__What the task asks__
Print word for word the first line of the listing below and every line after it, through the line with "const tumericHasCap = [true, true, true, true, true, true];". Leave out the pictures and the rest.

__Information shown__
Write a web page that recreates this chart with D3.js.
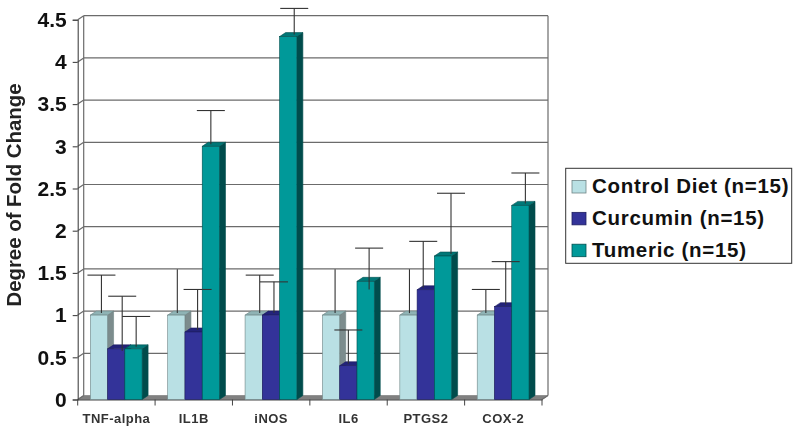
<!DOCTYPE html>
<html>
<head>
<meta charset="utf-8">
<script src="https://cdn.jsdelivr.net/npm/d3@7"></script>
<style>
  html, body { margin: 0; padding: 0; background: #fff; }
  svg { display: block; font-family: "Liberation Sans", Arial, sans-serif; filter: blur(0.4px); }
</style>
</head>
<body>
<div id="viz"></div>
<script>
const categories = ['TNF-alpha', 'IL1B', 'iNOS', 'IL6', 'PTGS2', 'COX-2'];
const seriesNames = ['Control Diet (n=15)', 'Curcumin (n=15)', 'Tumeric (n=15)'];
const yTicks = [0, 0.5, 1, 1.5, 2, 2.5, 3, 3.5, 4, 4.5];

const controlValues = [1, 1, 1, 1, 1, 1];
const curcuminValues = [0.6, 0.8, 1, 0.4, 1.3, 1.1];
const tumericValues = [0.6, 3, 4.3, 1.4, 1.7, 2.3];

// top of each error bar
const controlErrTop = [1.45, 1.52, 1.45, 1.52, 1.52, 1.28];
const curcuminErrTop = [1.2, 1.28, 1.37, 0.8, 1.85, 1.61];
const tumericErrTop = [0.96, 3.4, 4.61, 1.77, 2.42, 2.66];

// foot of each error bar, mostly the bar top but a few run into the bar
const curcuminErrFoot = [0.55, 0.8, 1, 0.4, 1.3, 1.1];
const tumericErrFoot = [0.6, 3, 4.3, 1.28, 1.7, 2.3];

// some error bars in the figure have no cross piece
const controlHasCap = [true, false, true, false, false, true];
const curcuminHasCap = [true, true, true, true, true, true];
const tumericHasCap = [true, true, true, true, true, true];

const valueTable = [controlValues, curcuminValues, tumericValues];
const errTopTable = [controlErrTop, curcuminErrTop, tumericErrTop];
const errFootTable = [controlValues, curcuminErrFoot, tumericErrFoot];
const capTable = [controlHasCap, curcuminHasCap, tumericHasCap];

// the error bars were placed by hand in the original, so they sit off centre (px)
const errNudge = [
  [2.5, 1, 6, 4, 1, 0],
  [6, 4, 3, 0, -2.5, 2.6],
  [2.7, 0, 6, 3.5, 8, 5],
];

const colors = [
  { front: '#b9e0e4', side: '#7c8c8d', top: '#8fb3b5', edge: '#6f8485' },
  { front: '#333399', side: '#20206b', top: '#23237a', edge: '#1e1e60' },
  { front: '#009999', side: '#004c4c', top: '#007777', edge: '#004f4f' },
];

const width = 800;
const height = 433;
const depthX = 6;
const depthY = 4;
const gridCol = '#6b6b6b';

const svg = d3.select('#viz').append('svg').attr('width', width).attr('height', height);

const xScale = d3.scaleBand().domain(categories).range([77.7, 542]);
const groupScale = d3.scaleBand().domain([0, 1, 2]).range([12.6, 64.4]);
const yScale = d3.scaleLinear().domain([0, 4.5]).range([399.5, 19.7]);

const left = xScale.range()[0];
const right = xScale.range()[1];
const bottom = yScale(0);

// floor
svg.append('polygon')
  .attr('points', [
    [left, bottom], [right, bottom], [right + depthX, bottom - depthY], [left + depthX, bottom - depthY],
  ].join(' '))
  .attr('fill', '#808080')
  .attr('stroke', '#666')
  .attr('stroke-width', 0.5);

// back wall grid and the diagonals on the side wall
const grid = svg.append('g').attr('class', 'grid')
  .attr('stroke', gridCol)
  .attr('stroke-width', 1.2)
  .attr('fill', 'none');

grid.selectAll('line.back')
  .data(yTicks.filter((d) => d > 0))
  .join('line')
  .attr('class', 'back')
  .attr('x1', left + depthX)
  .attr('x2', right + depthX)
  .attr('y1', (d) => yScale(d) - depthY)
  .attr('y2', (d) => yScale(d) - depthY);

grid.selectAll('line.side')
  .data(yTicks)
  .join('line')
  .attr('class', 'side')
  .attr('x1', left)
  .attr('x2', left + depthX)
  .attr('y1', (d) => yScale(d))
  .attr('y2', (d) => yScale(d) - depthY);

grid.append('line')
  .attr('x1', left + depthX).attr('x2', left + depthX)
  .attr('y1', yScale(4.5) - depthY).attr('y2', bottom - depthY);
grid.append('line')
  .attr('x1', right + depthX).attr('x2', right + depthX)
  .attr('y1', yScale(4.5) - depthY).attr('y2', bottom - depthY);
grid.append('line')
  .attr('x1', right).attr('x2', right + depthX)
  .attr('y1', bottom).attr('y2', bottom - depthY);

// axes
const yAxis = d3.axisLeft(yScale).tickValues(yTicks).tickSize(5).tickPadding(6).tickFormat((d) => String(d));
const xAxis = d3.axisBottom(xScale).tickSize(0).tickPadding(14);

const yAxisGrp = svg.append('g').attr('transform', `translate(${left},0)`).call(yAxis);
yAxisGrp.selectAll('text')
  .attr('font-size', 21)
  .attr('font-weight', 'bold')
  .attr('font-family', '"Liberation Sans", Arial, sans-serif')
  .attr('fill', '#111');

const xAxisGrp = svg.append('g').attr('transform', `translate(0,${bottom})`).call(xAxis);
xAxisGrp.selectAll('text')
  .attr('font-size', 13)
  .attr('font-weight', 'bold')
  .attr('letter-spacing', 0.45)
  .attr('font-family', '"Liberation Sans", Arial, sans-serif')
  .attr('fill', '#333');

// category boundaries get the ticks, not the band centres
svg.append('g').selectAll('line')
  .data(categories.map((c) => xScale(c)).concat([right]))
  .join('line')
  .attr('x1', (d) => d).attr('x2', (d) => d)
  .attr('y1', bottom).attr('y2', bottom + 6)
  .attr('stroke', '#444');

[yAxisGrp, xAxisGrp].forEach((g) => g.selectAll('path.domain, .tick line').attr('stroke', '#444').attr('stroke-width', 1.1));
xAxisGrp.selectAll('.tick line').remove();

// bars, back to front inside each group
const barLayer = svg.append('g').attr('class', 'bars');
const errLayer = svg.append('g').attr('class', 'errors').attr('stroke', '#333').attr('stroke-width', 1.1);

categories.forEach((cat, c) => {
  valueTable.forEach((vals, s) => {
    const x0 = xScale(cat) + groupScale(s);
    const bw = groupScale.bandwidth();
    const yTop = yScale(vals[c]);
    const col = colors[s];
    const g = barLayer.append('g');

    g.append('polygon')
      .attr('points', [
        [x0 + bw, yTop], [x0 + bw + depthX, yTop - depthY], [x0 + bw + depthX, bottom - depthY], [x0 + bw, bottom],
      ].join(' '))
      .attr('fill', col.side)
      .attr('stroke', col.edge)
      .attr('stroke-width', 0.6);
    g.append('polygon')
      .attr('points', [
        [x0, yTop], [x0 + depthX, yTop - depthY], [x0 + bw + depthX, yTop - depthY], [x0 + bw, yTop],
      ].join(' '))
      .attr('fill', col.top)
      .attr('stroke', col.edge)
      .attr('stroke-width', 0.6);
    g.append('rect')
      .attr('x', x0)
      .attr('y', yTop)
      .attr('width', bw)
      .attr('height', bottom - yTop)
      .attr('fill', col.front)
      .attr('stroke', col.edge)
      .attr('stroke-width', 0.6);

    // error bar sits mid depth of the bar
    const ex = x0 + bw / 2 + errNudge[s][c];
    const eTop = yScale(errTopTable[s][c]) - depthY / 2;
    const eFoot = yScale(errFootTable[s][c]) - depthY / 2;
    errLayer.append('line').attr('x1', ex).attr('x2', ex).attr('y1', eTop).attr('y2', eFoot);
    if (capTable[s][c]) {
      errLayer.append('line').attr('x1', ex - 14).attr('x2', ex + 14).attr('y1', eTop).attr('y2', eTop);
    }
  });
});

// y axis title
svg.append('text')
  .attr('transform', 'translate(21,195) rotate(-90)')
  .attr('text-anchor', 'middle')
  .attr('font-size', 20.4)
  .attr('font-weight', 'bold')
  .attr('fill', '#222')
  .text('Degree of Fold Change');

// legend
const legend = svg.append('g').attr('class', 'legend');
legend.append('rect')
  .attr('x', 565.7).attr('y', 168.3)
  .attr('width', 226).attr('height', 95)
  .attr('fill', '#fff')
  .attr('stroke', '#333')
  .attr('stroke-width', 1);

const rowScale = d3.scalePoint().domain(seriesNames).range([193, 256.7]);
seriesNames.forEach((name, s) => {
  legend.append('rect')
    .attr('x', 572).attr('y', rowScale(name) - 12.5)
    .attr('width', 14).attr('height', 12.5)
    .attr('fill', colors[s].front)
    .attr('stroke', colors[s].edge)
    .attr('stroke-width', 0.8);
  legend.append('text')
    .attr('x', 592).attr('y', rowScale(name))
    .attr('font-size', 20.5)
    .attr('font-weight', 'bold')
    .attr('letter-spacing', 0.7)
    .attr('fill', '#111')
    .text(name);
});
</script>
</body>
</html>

__Solution to this problem__
Write a web page that recreates this chart with D3.js.
<!DOCTYPE html>
<html>
<head>
<meta charset="utf-8">
<script src="https://cdn.jsdelivr.net/npm/d3@7"></script>
<style>
  html, body { margin: 0; padding: 0; background: #fff; }
  svg { display: block; font-family: "Liberation Sans", Arial, sans-serif; filter: blur(0.4px); }
</style>
</head>
<body>
<div id="viz"></div>
<script>
const categories = ['TNF-alpha', 'IL1B', 'iNOS', 'IL6', 'PTGS2', 'COX-2'];
const seriesNames = ['Control Diet (n=15)', 'Curcumin (n=15)', 'Tumeric (n=15)'];
const yTicks = [0, 0.5, 1, 1.5, 2, 2.5, 3, 3.5, 4, 4.5];

const controlValues = [1, 1, 1, 1, 1, 1];
const curcuminValues = [0.6, 0.8, 1, 0.4, 1.3, 1.1];
const tumericValues = [0.6, 3, 4.3, 1.4, 1.7, 2.3];

// top of each error bar
const controlErrTop = [1.45, 1.52, 1.45, 1.52, 1.52, 1.28];
const curcuminErrTop = [1.2, 1.28, 1.37, 0.8, 1.85, 1.61];
const tumericErrTop = [0.96, 3.4, 4.61, 1.77, 2.42, 2.66];

// foot of each error bar, mostly the bar top but a few run into the bar
const curcuminErrFoot = [0.55, 0.8, 1, 0.4, 1.3, 1.1];
const tumericErrFoot = [0.6, 3, 4.3, 1.28, 1.7, 2.3];

// some error bars in the figure have no cross piece
const controlHasCap = [true, false, true, false, false, true];
const curcuminHasCap = [true, true, true, true, true, true];
const tumericHasCap = [true, true, true, true, true, true];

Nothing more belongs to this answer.